In response to Mr. Mulcair’s complaint on Monday, Mr. Harper attempted to be reassuring.
“Mr. Speaker, the individual in question is a non-partisan public servant of some 30 years’ experience and an expert in his field,” he said. “He comes highly recommended. We are convinced he will do a good job, but obviously we will let Parliament examine this.”
Mr. Therrien did appear before the House committee on privacy and ethics yesterday morning, but his time there was not enough to soothe the concerns of the official opposition.
“Mr. Speaker, there is confirmation today that the Prime Minister’s pick for Privacy Commissioner has given legal advice to CSIS, CSEC and the RCMP, Canada’s key surveillance and data-gathering organizations. These are the same organizations that he would now have to investigate on programs he helped to develop and approve,” Mr. Mulcair explained yesterday afternoon. “Do Conservatives still not see that this is about protecting the intimate private lives of Canadians? What do they not understand about this obvious conflict of interest?”
Now it was Tony Clement’s turn to reassure. The Treasury Board president proceeded to use the word “experience” thrice before boasting that, “This appointment was made pursuant to a very rigorous process where a number of highly qualified individuals were identified, and we have found the person who is the most qualified to actually have this position.”

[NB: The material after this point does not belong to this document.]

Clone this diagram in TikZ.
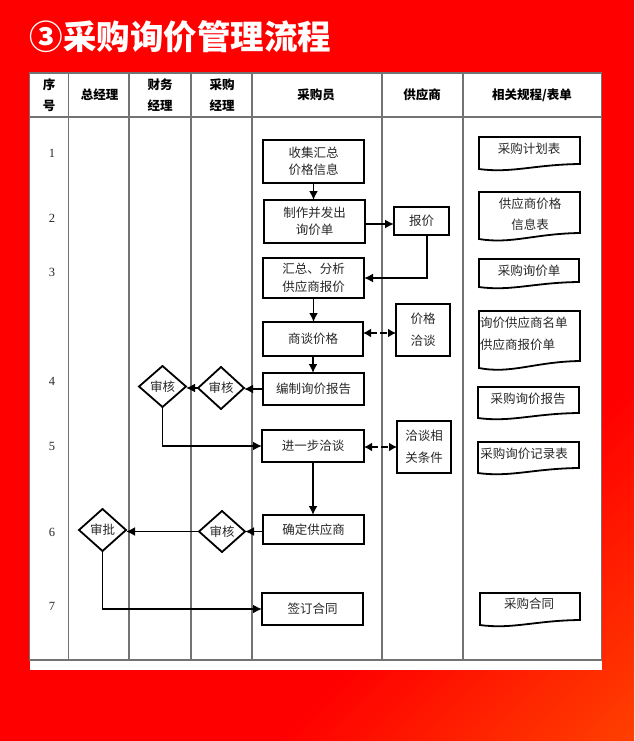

The enthusiasms were repeated en francais—significant experience, highly qualified, the best candidate—and then Mr. Clement repeated the word “experience” a couple more times.
But the NDP persisted and Mr. Clement was profoundly saddened.
“That is what New Democrats do,” he lamented. “They attack individuals who have had 30 years experience serving the public sector. That is what they do. They should be ashamed of themselves.”
There is surely something to be said here for respecting the potential insight of those who have long served in the civil service. If it is perhaps unclear how such individuals should be criticized, questioned or doubted—no one, of course, should be considered beyond criticism—we might say that we should deal precisely with their qualifications and contributions. (Though perhaps that would afford them a level of respect we don’t provide for anyone else.) Not least when the individual is (or will be) an officer of Parliament—those hearty souls who sign up to act as convenient reference points for duly elected partisans and the viewing public.
But then how, in the case of Mr. Therrien, might we best consider those qualifications and contributions? The official scrutiny of Mr. Therrien will apparently amount to an hour in front of that House committee and a subsequent hour in front of a Senate committee.
And on this count the NDP was also, with justification, unimpressed. “Mr. Speaker, today, Conservatives continued undermining the independent officers of Parliament. There was less than an hour to vet the nomination for the privacy commissioner, which has raised alarm bells across the country. The Conservatives ignored the precedent of having a review with expert witnesses,” Charlie Angus declared this afternoon. “Why are Conservatives undermining Parliament and ramming through such a controversial appointment without input from privacy experts?”
Once again, Mr. Clement was unconcerned. Indeed, he was apparently quite satisfied.
“The candidate appeared before committee today, as we all wanted him to do,” the Treasury Board president explained. “I think he defended himself extremely well. He is clearly the best candidate for the position.”
Of course, if he’s such a fine candidate, Mr. Therrien should be able to ably withstand more scrutiny—and if the government is both so sure of his bonafides and so eager to see Parliament well served by its officers, it should welcome that scrutiny. Whatever Mr. Mulcair’s overreach in trying to make a case against Mr. Therrien, there might still be reasonable questions to ask about his appointment.
But if he is to be confirmed soon, his work—and how observers regard it—will likely come to define his suitability.
Appearing before the House committee, he attempted to assure Parliament of his independence and ability. And he at least showed a certain willingness—testifying, after some reluctance in light of the fact that he is not yet an officer of Parliament, that he would rather C-13 be split into two bills.
The New Democrats did not make this the focus of Question Period on Tuesday, but Mr. Angus did put it to the government that the bill be delayed. And that suggestion was then ignored by the Justice Minister.
Indeed, according to Peter MacKay’s office, “There is absolutely no need to split this bill.”
So the NDP is stuck with an officer whose qualifications they doubt, but whose opinion on C-13 they agree with, while the government is stuck with an officer whose suitability they laud, but whose opinion on C-13 they dismiss.
So there and so welcome to the job (soon enough), Mr. Therrien. Whatever your credentials—and whatever your insight and however supported that insight by your decades of experience—rest assured your advice can still be easily dismissed, even by your defenders.